Oleh: Muhammad Gia Nabila* 

Sumber: UsamahAlAzhari/instagram

Pukul 15.00 WLK, pemandangan tidak biasa terlihat di masjid Bilal bin Rabah. Lautan manusia sedang berkumpul di pekarangan masjid yang berada di distrik al-Muqattham tersebut seakan sedang menanti sebuah momen yang luar biasa. Tampak kerumunan massa terfokus di sebuah gerbang aula masjid dengan dua pintu besar terletak tepat di bawah bangunan utama masjid. Dengan banyaknya  jumlah orang yang mayoritasnya adalah pelajar, mereka berdesak-desakan di ambang gerbang, hingga sempat membuat petugas kewalahan untuk menertibkan keadaan. Gelagat para pelajar yang mengantre di depan aula yang tak sabaran dan khawatir tak kebagian tempat duduk di dalam aula seolah sudah memberikan clue kepada orang-orang yang berlalu-lalang di depan masjid bahwa seorang yang tersohor nan memiliki pengaruh besar akan hadir di aula sana.

Benar saja, para pelajar dari berbagai negara itu sedang ingin bertemu dengan seorang ulama besar al-Azhar asy-Syarif di dalam sebuah majelis ilmu. Beliau adalah Syekh Dr. Usamah As-Sayyid Mahmud Muhammad Al-Azhari. Beberapa menit kemudian semua orang sudah tampak duduk dengan rapi di dalam aula, bahkan sampai terus menjalar ke bagian luar aula, bukan lantaran tempat yang kecil tetapi karena besarnya antusiasme pelajar dalam menghadiri majelis dengan  ulama besar yang satu ini, hingga menyebabkan kapasitas aula membeludak. Bagaimana tidak, kesempatan hadir di majelis beliau sangatlah langka dikarenakan padatnya jadwal beliau dan segala kesibukannya. Pelajar yang paling berhoki pun mungkin hanya bisa bertemu beliau dua tahun sekali jikapun ada dan itu bisa dihitung dengan jari.

Di sore hari sabtu (13/11) yang cerah ini, Syekh yang saat ini sedang dipercayakan sebagai penasihat kepresidenan Republik Arab Mesir ini dijadwalkan untuk membacakan sekaligus memberikan ijazah kitab beliau "Al-Buldaniyyat arba'un haditsan 'an arba'in syaikhan min arba'in baladan qad dakhaltuha" yang berisi kumpulan 40 hadis yang beliau dengar melalui 40 orang guru dari 40 negeri dan kota, hadis-hadis yang jalur periwayatannya bersambung dari guru beliau hingga ke Rasulullah shalallahu alaihi wasallam.
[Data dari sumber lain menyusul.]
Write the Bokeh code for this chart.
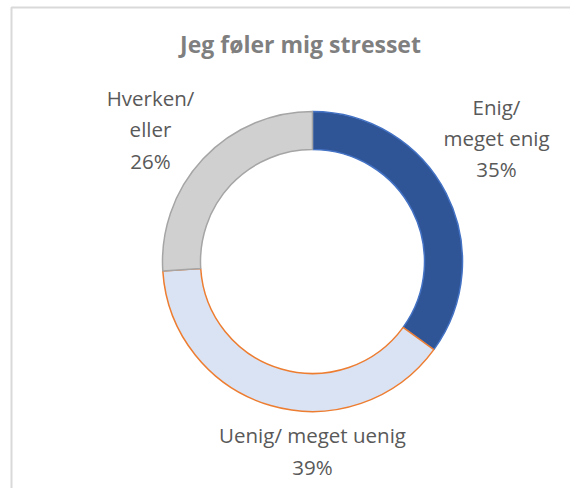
import math
from bokeh.plotting import figure
from bokeh.models import Range1d, ColumnDataSource
from bokeh.core.properties import value
from bokeh.embed import file_html
from bokeh.resources import INLINE

# ---- data ----
title = "Jeg føler mig stresset"
categories = ["Enig/ meget enig", "Uenig/ meget uenig", "Hverken/ eller"]
label_texts = ["Enig/\nmeget enig", "Uenig/ meget uenig", "Hverken/\neller"]
shares = [35, 39, 26]

# ---- styles / layout ----
fill_colors = ["#2F5597", "#DAE3F3", "#D0D0D0"]
line_colors = ["#4472C4", "#ED7D31", "#A5A5A5"]
label_x = [184, 0, -162]
label_y = [123.5, -189.5, 132]
FONT = "Open Sans"
W, H = 570, 488

total = sum(shares)
starts, ends, cum = [], [], 0.0
for s in shares:
    starts.append(math.pi / 2 - 2 * math.pi * cum / total)
    cum += s
    ends.append(math.pi / 2 - 2 * math.pi * cum / total)

src = ColumnDataSource(dict(
    x=[0] * len(shares), y=[0] * len(shares),
    start=starts, end=ends, fill=fill_colors, line=line_colors,
))

lab = ColumnDataSource(dict(
    x=label_x, y=label_y,
    text=[f"{t}\n{s}%" for t, s in zip(label_texts, shares)],
))

p = figure(width=W, height=H, output_backend="svg", toolbar_location=None,
           x_range=Range1d(-312, 258), y_range=Range1d(-227, 261),
           min_border=0, x_axis_location=None, y_axis_location=None)
p.grid.visible = False
p.outline_line_color = None
p.background_fill_color = "white"
p.border_fill_color = "white"

# chart-area border
p.quad(left=[-301], right=[320], bottom=[-300], top=[254],
       fill_color=None, line_color="#D9D9D9", line_width=2)

p.annular_wedge(x="x", y="y", inner_radius=112, outer_radius=150,
                start_angle="start", end_angle="end", direction="clock",
                fill_color="fill", line_color="line", line_width=1.5, source=src)

p.text(x="x", y="y", text="text", source=lab, text_align="center",
       text_baseline="middle", text_font=value(FONT), text_font_size="20.5px",
       text_color="#595959", text_line_height=1.12)

p.text(x=[-12], y=[217.5], text=[title], text_align="center",
       text_baseline="middle", text_font=value(FONT), text_font_size="23px",
       text_font_style="bold", text_color="#7F7F7F")

open("out.html", "w").write(file_html(p, INLINE))
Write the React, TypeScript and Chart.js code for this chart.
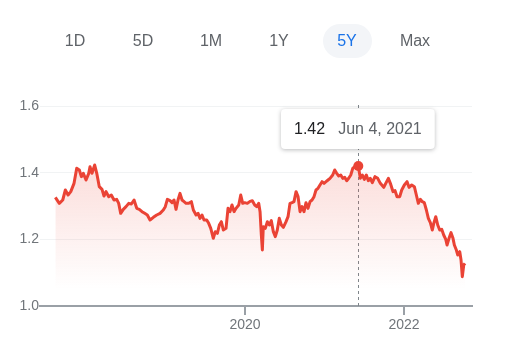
import React, { useEffect, useRef } from "react";
import { Chart, registerables } from "chart.js";

Chart.register(...registerables);

// decimal years (x) and closing values (y)
const dates: number[] = [
  2017.614, 2017.664, 2017.707, 2017.74, 2017.774, 2017.808, 2017.849, 2017.883, 2017.916, 2017.941,
  2017.966, 2018.0, 2018.034, 2018.05, 2018.075, 2018.109, 2018.135, 2018.167, 2018.201, 2018.226,
  2018.252, 2018.286, 2018.318, 2018.352, 2018.386, 2018.411, 2018.436, 2018.469, 2018.503, 2018.537,
  2018.57, 2018.604, 2018.638, 2018.67, 2018.704, 2018.738, 2018.771, 2018.805, 2018.847, 2018.889,
  2018.931, 2018.972, 2018.997, 2019.023, 2019.057, 2019.082, 2019.107, 2019.132, 2019.157, 2019.182,
  2019.208, 2019.233, 2019.258, 2019.292, 2019.325, 2019.35, 2019.384, 2019.409, 2019.434, 2019.459,
  2019.484, 2019.518, 2019.543, 2019.569, 2019.601, 2019.626, 2019.652, 2019.677, 2019.702, 2019.727,
  2019.761, 2019.786, 2019.811, 2019.836, 2019.862, 2019.887, 2019.921, 2019.946, 2019.971, 2019.996,
  2020.029, 2020.063, 2020.092, 2020.122, 2020.147, 2020.172, 2020.189, 2020.205, 2020.218, 2020.23,
  2020.255, 2020.281, 2020.306, 2020.331, 2020.356, 2020.381, 2020.406, 2020.431, 2020.457, 2020.482,
  2020.516, 2020.541, 2020.566, 2020.591, 2020.616, 2020.642, 2020.667, 2020.692, 2020.717, 2020.742,
  2020.767, 2020.792, 2020.818, 2020.843, 2020.868, 2020.893, 2020.918, 2020.943, 2020.969, 2020.994,
  2021.019, 2021.044, 2021.069, 2021.103, 2021.128, 2021.153, 2021.179, 2021.204, 2021.229, 2021.254,
  2021.279, 2021.304, 2021.33, 2021.355, 2021.387, 2021.425, 2021.45, 2021.475, 2021.501, 2021.526,
  2021.551, 2021.576, 2021.601, 2021.635, 2021.669, 2021.702, 2021.745, 2021.77, 2021.803, 2021.828,
  2021.862, 2021.887, 2021.912, 2021.946, 2021.971, 2022.004, 2022.038, 2022.063, 2022.097, 2022.13,
  2022.155, 2022.18, 2022.205, 2022.23, 2022.255, 2022.281, 2022.306, 2022.331, 2022.356, 2022.374,
  2022.399, 2022.424, 2022.449, 2022.474, 2022.499, 2022.525, 2022.541, 2022.566, 2022.591, 2022.616,
  2022.633, 2022.658, 2022.676, 2022.701, 2022.717, 2022.733, 2022.751, 2022.767,
];

const values: number[] = [
  1.326, 1.308, 1.318, 1.348, 1.333, 1.343, 1.368, 1.413, 1.408, 1.388,
  1.398, 1.378, 1.398, 1.418, 1.398, 1.423, 1.398, 1.358, 1.35, 1.33,
  1.343, 1.328, 1.333, 1.318, 1.32, 1.308, 1.278, 1.29, 1.298, 1.308,
  1.306, 1.318, 1.293, 1.29, 1.283, 1.278, 1.273, 1.258, 1.266, 1.273,
  1.278, 1.288, 1.298, 1.32, 1.316, 1.31, 1.318, 1.29, 1.318, 1.338,
  1.318, 1.313, 1.308, 1.308, 1.313, 1.288, 1.273, 1.278, 1.263, 1.273,
  1.258, 1.258, 1.248, 1.233, 1.203, 1.223, 1.218, 1.243, 1.253, 1.228,
  1.233, 1.293, 1.283, 1.303, 1.283, 1.293, 1.303, 1.333, 1.308, 1.31,
  1.308, 1.314, 1.316, 1.303, 1.298, 1.308, 1.283, 1.213, 1.168, 1.238,
  1.233, 1.253, 1.243, 1.256, 1.223, 1.208, 1.228, 1.263, 1.243, 1.236,
  1.253, 1.268, 1.308, 1.31, 1.313, 1.343, 1.328, 1.283, 1.298, 1.283,
  1.31, 1.293, 1.313, 1.318, 1.328, 1.348, 1.353, 1.363, 1.373, 1.368,
  1.373, 1.378, 1.383, 1.393, 1.408, 1.398, 1.39, 1.393, 1.383, 1.386,
  1.376, 1.383, 1.393, 1.413, 1.42, 1.42, 1.383, 1.393, 1.38, 1.393,
  1.376, 1.383, 1.37, 1.388, 1.383, 1.368, 1.356, 1.368, 1.383, 1.368,
  1.343, 1.346, 1.328, 1.328, 1.348, 1.363, 1.373, 1.356, 1.363, 1.358,
  1.333, 1.308, 1.32, 1.313, 1.31, 1.288, 1.263, 1.25, 1.228, 1.248,
  1.268, 1.243, 1.228, 1.23, 1.213, 1.2, 1.183, 1.203, 1.22, 1.203,
  1.183, 1.168, 1.153, 1.163, 1.138, 1.088, 1.123, 1.128,
];

const xTicks: number[] = [2020, 2022];
const yTicks: number[] = [1.0, 1.2, 1.4, 1.6];
const ranges: string[] = ["1D", "5D", "1M", "1Y", "5Y", "Max"];
const activeRange = "5Y";

const highlightDate = 2021.425;
const highlightValueLabel = "1.42";
const highlightDateLabel = "Jun 4, 2021";

const X_MIN = 2017.421;
const X_MAX = 2022.855;

const RED = "#ea4335";
const FONT = "Liberation Sans, Arial, sans-serif";

const highlightIndex = dates.indexOf(highlightDate);

const overlayPlugin = {
  id: "overlay",
  beforeDatasetsDraw(chart: any) {
    const { ctx, chartArea, scales } = chart;
    const px = Math.round(scales.x.getPixelForValue(highlightDate)) + 0.5;
    ctx.save();
    ctx.strokeStyle = "#80868b";
    ctx.lineWidth = 1;
    ctx.setLineDash([3, 3]);
    ctx.beginPath();
    ctx.moveTo(px, chartArea.top - 1);
    ctx.lineTo(px, chartArea.bottom);
    ctx.stroke();
    ctx.restore();
  },
  afterDraw(chart: any) {
    const { ctx, scales } = chart;
    const px = scales.x.getPixelForValue(highlightDate);
    ctx.save();
    ctx.font = `16px ${FONT}`;
    const w1 = ctx.measureText(highlightValueLabel).width;
    const w2 = ctx.measureText(highlightDateLabel).width;
    const pad = 13;
    const bw = pad + w1 + pad + w2 + pad;
    const bh = 40;
    const bx = Math.round(px - bw / 2);
    const by = 109;
    ctx.shadowColor = "rgba(60,64,67,0.35)";
    ctx.shadowBlur = 4;
    ctx.shadowOffsetY = 1;
    ctx.fillStyle = "#ffffff";
    ctx.beginPath();
    (ctx as any).roundRect(bx, by, bw, bh, 4);
    ctx.fill();
    ctx.shadowColor = "transparent";
    ctx.textBaseline = "middle";
    ctx.textAlign = "left";
    ctx.fillStyle = "#202124";
    ctx.fillText(highlightValueLabel, bx + pad, by + bh / 2 + 0.5);
    ctx.fillStyle = "#5f6368";
    ctx.fillText(highlightDateLabel, bx + pad + w1 + pad, by + bh / 2 + 0.5);
    ctx.restore();
  },
};

export default function App() {
  const canvasRef = useRef<HTMLCanvasElement | null>(null);

  useEffect(() => {
    if (!canvasRef.current) return;
    const points = dates.map((d, i) => ({ x: d, y: values[i] }));
    const chart = new Chart(canvasRef.current, {
      type: "line",
      data: {
        datasets: [
          {
            data: points,
            borderColor: RED,
            borderWidth: 3,
            borderJoinStyle: "round",
            tension: 0,
            fill: "start",
            backgroundColor: (c: any) => {
              const ch = c.chart;
              const y = ch.scales?.y;
              if (!ch.chartArea || !y) return "rgba(234,67,53,0.1)";
              const g = ch.ctx.createLinearGradient(0, y.getPixelForValue(1.42), 0, y.getPixelForValue(1.05));
              g.addColorStop(0, "rgba(234,67,53,0.18)");
              g.addColorStop(1, "rgba(234,67,53,0)");
              return g;
            },
            pointRadius: (c: any) => (c.dataIndex === highlightIndex ? 5 : 0),
            pointBackgroundColor: RED,
            pointBorderWidth: 0,
          },
        ],
      },
      options: {
        responsive: false,
        animation: false,
        events: [],
        layout: { padding: { top: 106, right: 40, left: 0, bottom: 0 } },
        plugins: { legend: { display: false }, tooltip: { enabled: false } },
        scales: {
          x: {
            type: "linear",
            min: X_MIN,
            max: X_MAX,
            afterFit: (s: any) => {
              s.height = 45;
            },
            afterBuildTicks: (s: any) => {
              s.ticks = xTicks.map((v) => ({ value: v }));
            },
            ticks: {
              callback: (v: any) => String(v),
              color: "#70757a",
              font: { size: 14, family: FONT },
              padding: 2,
              maxRotation: 0,
              autoSkip: false,
            },
            grid: {
              drawOnChartArea: false,
              drawTicks: true,
              tickLength: 9,
              color: "#9aa0a6",
              lineWidth: 2,
            },
            border: { display: true, color: "#9aa0a6", width: 2 },
          },
          y: {
            min: 1.0,
            max: 1.6,
            afterFit: (s: any) => {
              s.width = 40;
            },
            afterBuildTicks: (s: any) => {
              s.ticks = yTicks.map((v) => ({ value: v }));
            },
            ticks: {
              callback: (v: any) => Number(v).toFixed(1),
              color: "#70757a",
              font: { size: 14, family: FONT },
              padding: 1,
            },
            grid: { drawTicks: false, color: "#f1f3f4", lineWidth: 1 },
            border: { display: false },
          },
        },
      },
      plugins: [overlayPlugin],
    });
    return () => chart.destroy();
  }, []);

  const centers = [75, 143, 211, 279, 347, 415];

  return (
    <div style={{ position: "absolute", left: 0, top: 0, width: 512, height: 351, fontFamily: FONT, background: "#fff" }}>
      <canvas ref={canvasRef} width={512} height={351} style={{ position: "absolute", left: 0, top: 0, display: "block" }} />
      {ranges.map((r, i) => {
        const active = r === activeRange;
        return (
          <div
            key={r}
            style={{
              position: "absolute",
              left: centers[i] - 24.5,
              top: 24,
              width: 49,
              height: 34,
              lineHeight: "34px",
              borderRadius: 17,
              textAlign: "center",
              fontSize: 16,
              color: active ? "#1a73e8" : "#5f6368",
              background: active ? "#f3f5f8" : "transparent",
            }}
          >
            {r}
          </div>
        );
      })}
    </div>
  );
}
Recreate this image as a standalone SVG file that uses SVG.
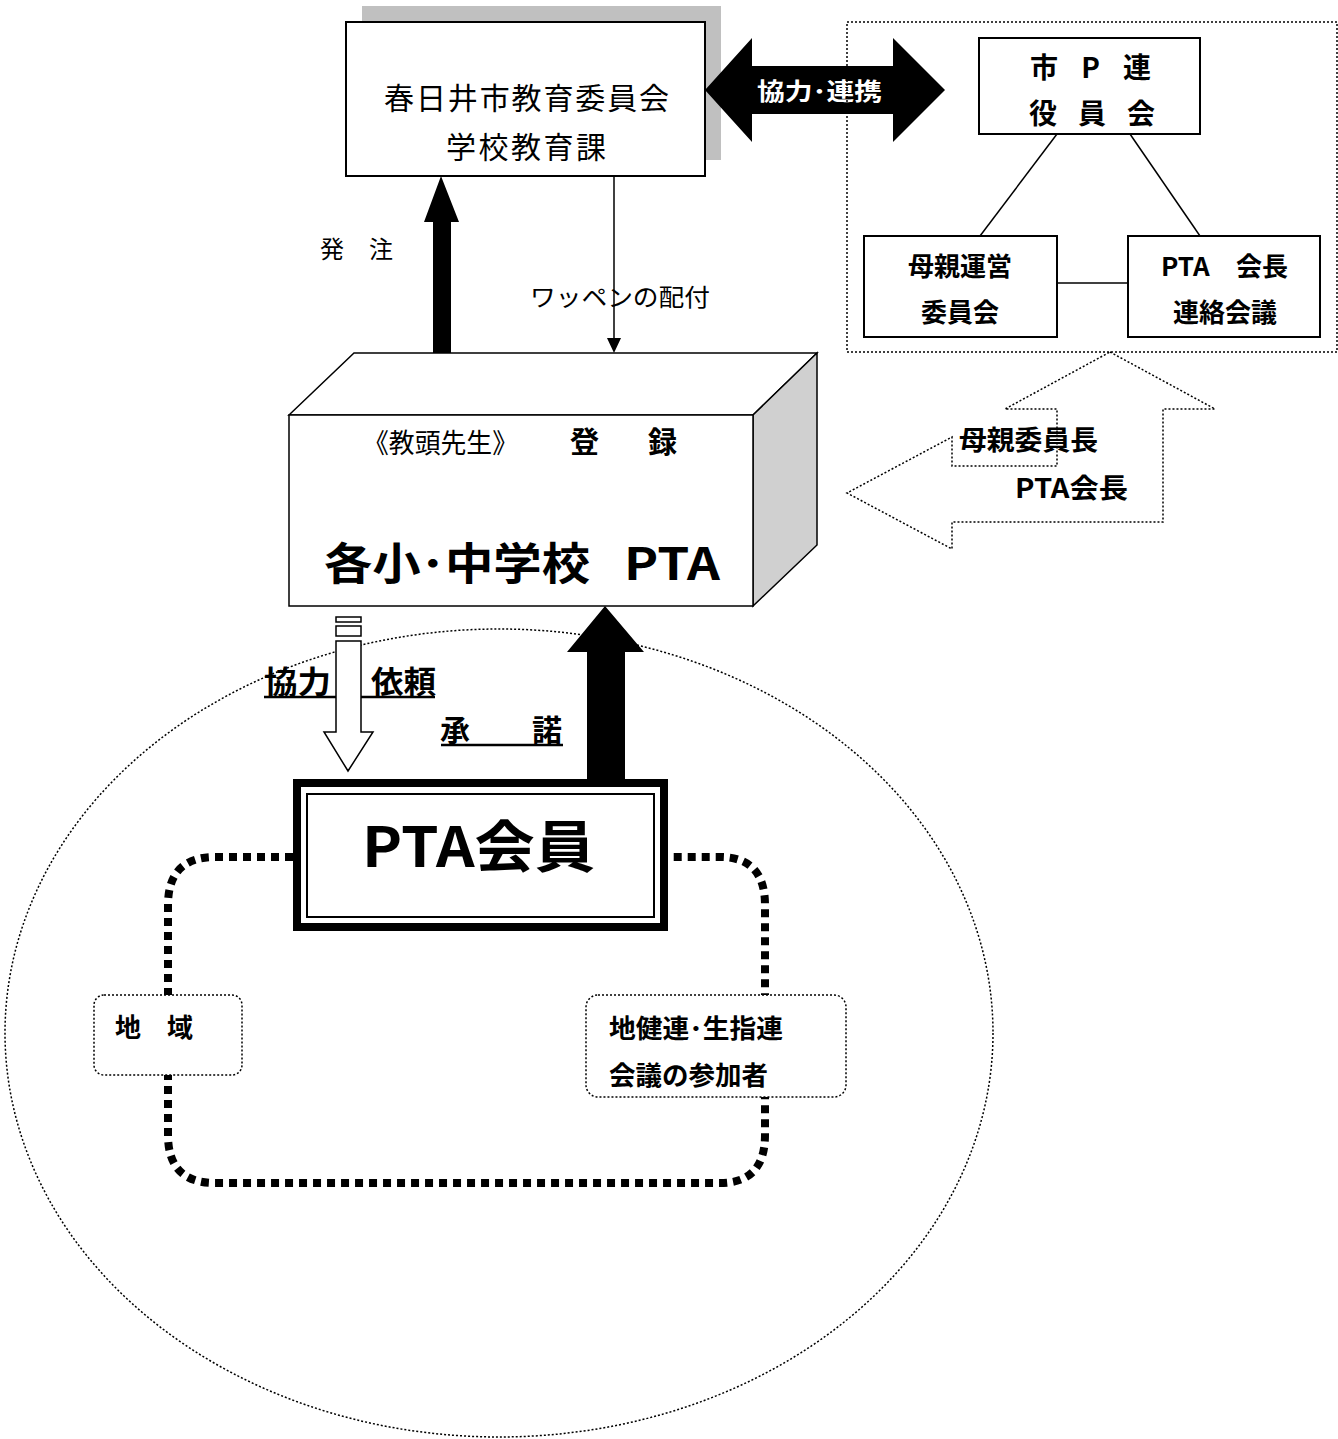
<svg xmlns="http://www.w3.org/2000/svg" width="1338" height="1439" viewBox="0 0 1338 1439">
<defs>
<style>
text{font-family:"Noto Sans CJK JP","Liberation Sans",sans-serif;fill:#000}
.r{font-weight:400}
.b{font-weight:700}
.box{fill:#fff;stroke:#000;stroke-width:2}
.dot{fill:none;stroke:#000;stroke-width:1.5;stroke-dasharray:2 2}
.dotw{fill:#fff;stroke:#000;stroke-width:1.5;stroke-dasharray:2 2}
.line{stroke:#000;stroke-width:1.5;fill:none}
</style>
</defs>
<rect width="1338" height="1439" fill="#fff"/>

<!-- background ellipse -->
<ellipse id="member-area" cx="499" cy="1033" rx="494" ry="404" class="dot"/>

<!-- 教育委員会 -->
<g id="board">
  <rect x="362" y="6" width="359" height="154" fill="#c0c0c0"/>
  <rect x="346" y="22" width="359" height="154" class="box"/>
  <text x="384" y="109" font-size="30" class="r" textLength="285" lengthAdjust="spacing">春日井市教育委員会</text>
  <text x="446" y="158" font-size="30" class="r" textLength="160" lengthAdjust="spacing">学校教育課</text>
</g>

<g id="connectors">
  <!-- double arrow 協力・連携 -->
  <polygon points="705,90 752,38 752,66 893,66 893,38 945,90 893,142 893,114 752,114 752,142" fill="#000"/>
  <!-- 発注 arrow -->
  <polygon points="433,353 433,222 424,222 441,176 459,222 451,222 451,353" fill="#000"/>
  <!-- ワッペン line -->
  <line x1="614" y1="176" x2="614" y2="340" class="line"/>
  <polygon points="607,338 621,338 614,353" fill="#000"/>
  <!-- 市P連 lines -->
  <line x1="1057" y1="134" x2="980" y2="236" class="line"/>
  <line x1="1130" y1="134" x2="1200" y2="236" class="line"/>
  <line x1="1057" y1="283" x2="1128" y2="283" class="line"/>
  <!-- dotted bent arrow -->
  <polygon points="1110,352 1215,409 1163,409 1163,522 952,522 952,549 847,493 952,437 952,466 1057,466 1057,409 1005,409" fill="none" stroke="#000" stroke-width="1.5" stroke-dasharray="2 2"/>
  <!-- 協力依頼 hollow arrow -->
  <rect x="336" y="617" width="25" height="5" fill="#fff" stroke="#000" stroke-width="1.5"/>
  <rect x="336" y="626" width="25" height="10" fill="#fff" stroke="#000" stroke-width="1.5"/>
  <line x1="264" y1="697" x2="435" y2="697" stroke="#000" stroke-width="2.5"/>
  <polygon points="336,641 361,641 361,732 373,732 348,771 324,732 336,732" fill="#fff" stroke="#000" stroke-width="1.5"/>
  <!-- 承諾 arrow -->
  <polygon points="587,785 587,652 567,652 605,606 644,652 625,652 625,785" fill="#000"/>
  <!-- thick dotted loop -->
  <path d="M293,857 H215 Q168,857 168,905 V1135 Q168,1183 215,1183 H720 Q765,1183 765,1135 V905 Q765,857 720,857 H668" fill="none" stroke="#000" stroke-width="8" stroke-dasharray="8 6"/>
</g>
<text id="label-kyoryoku" x="757" y="100" font-size="24" class="b" style="fill:#fff" textLength="125" lengthAdjust="spacingAndGlyphs">協力･連携</text>

<!-- 市P連 group -->
<g id="shiP-group">
  <rect x="847" y="22" width="490" height="330" class="dot"/>
  <g id="shiP">
    <rect x="979" y="38" width="221" height="96" class="box"/>
    <text x="1030" y="78" font-size="28" class="b" textLength="121" lengthAdjust="spacing">市 P 連</text>
    <text x="1029" y="124" font-size="28" class="b" textLength="126" lengthAdjust="spacing">役 員 会</text>
  </g>
  <g id="hahaoya">
    <rect x="864" y="236" width="193" height="101" class="box"/>
    <text x="960" y="276" font-size="26" class="b" text-anchor="middle">母親運営</text>
    <text x="960" y="322" font-size="26" class="b" text-anchor="middle">委員会</text>
  </g>
  <g id="kaicho">
    <rect x="1128" y="236" width="192" height="101" class="box"/>
    <text x="1161" y="276" font-size="26" class="b">PTA</text>
    <text x="1236" y="276" font-size="26" class="b">会長</text>
    <text x="1225" y="322" font-size="26" class="b" text-anchor="middle">連絡会議</text>
  </g>
</g>
<text x="959" y="450" font-size="27" class="b" textLength="139" lengthAdjust="spacingAndGlyphs">母親委員長</text>
<text x="1015" y="498" font-size="27" class="b" textLength="113" lengthAdjust="spacingAndGlyphs">PTA会長</text>

<!-- labels -->
<text x="320" y="258" font-size="24" class="r" textLength="73" lengthAdjust="spacing">発 注</text>
<text x="530" y="306" font-size="24" class="r" textLength="180" lengthAdjust="spacingAndGlyphs">ワッペンの配付</text>

<!-- 3D box -->
<g id="school-pta">
  <polygon points="289,415 354,353 817,353 753,415" fill="#fff" stroke="#000" stroke-width="1.5"/>
  <polygon points="753,415 817,353 817,545 753,606" fill="#d0d0d0" stroke="#000" stroke-width="1.5"/>
  <rect x="289" y="415" width="464" height="191" fill="#fff" stroke="#000" stroke-width="1.5"/>
  <text x="363" y="453" font-size="27" class="r" textLength="155" lengthAdjust="spacingAndGlyphs">《教頭先生》</text>
  <text x="570" y="453" font-size="29" class="b">登</text>
  <text x="648" y="453" font-size="29" class="b">録</text>
  <text x="324" y="580" font-size="44" class="b" textLength="266" lengthAdjust="spacingAndGlyphs">各小･中学校</text>
  <text x="624" y="580" font-size="44" class="b" textLength="96" lengthAdjust="spacingAndGlyphs">PTA</text>
</g>

<text x="264" y="693" font-size="31" class="b" textLength="67" lengthAdjust="spacingAndGlyphs">協力</text>
<text x="371" y="693" font-size="31" class="b" textLength="65" lengthAdjust="spacingAndGlyphs">依頼</text>
<text x="440" y="741" font-size="30" class="b">承</text>
<text x="532" y="741" font-size="30" class="b">諾</text>
<line x1="441" y1="745" x2="563" y2="745" stroke="#000" stroke-width="2.5"/>

<!-- PTA会員 -->
<g id="pta-member">
  <rect x="297" y="783" width="367" height="144" fill="#fff" stroke="#000" stroke-width="8"/>
  <rect x="307" y="794" width="347" height="123" fill="none" stroke="#000" stroke-width="2"/>
  <text x="362" y="867" font-size="56" class="b" textLength="233" lengthAdjust="spacingAndGlyphs">PTA会員</text>
</g>

<g id="chiiki">
  <rect x="94" y="995" width="148" height="80" rx="10" class="dotw"/>
  <text x="115" y="1037" font-size="26" class="b" textLength="78" lengthAdjust="spacing">地　域</text>
</g>
<g id="chikenren">
  <rect x="586" y="995" width="260" height="102" rx="12" class="dotw"/>
  <text x="609" y="1038" font-size="26" class="b" textLength="174" lengthAdjust="spacingAndGlyphs">地健連･生指連</text>
  <text x="609" y="1085" font-size="26" class="b" textLength="159" lengthAdjust="spacingAndGlyphs">会議の参加者</text>
</g>
</svg>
Majelis dibuka dengan pembacaan ayat suci al-Quran diikuti dengan kata sambutan dari Syekh Dr. Ahmad Nabawi selaku penyelenggara majelis dan ketua Akademi Ihya' yang berpusat di aula majelis hari itu. Majelis hari ini sendiri merupakan sebagai simbolis dimulainya kegiatan di akademi yang berfokus pada pengembangan keilmuan Al-Quran dan Syariat. Sejurus kemudian, majelis pun dimulai dan sesuai dengan tradisi para ulama hadis dari zaman dulu hingga sekarang, Syekh Usamah memulai majelis dengan membacakan hadis musalsal bil awwaliah dengan sanad beliau dari guru-guru beliau hingga sampai kepada sahabat kemudian Rasulullah, yang mana hadis ini merupakan hadis pertama yang didengar dari guru-guru perawi tersebut dan mengatakan "ini merupakan hadis pertama yang kudengar dari guru saya ini", kemudian beliau memberikan ijazah hadis musalsal ini kepada seluruh hadirin, yang barangkali hadis ini pun merupakan hadis pertama yang mereka dengar dari Syekh Usamah.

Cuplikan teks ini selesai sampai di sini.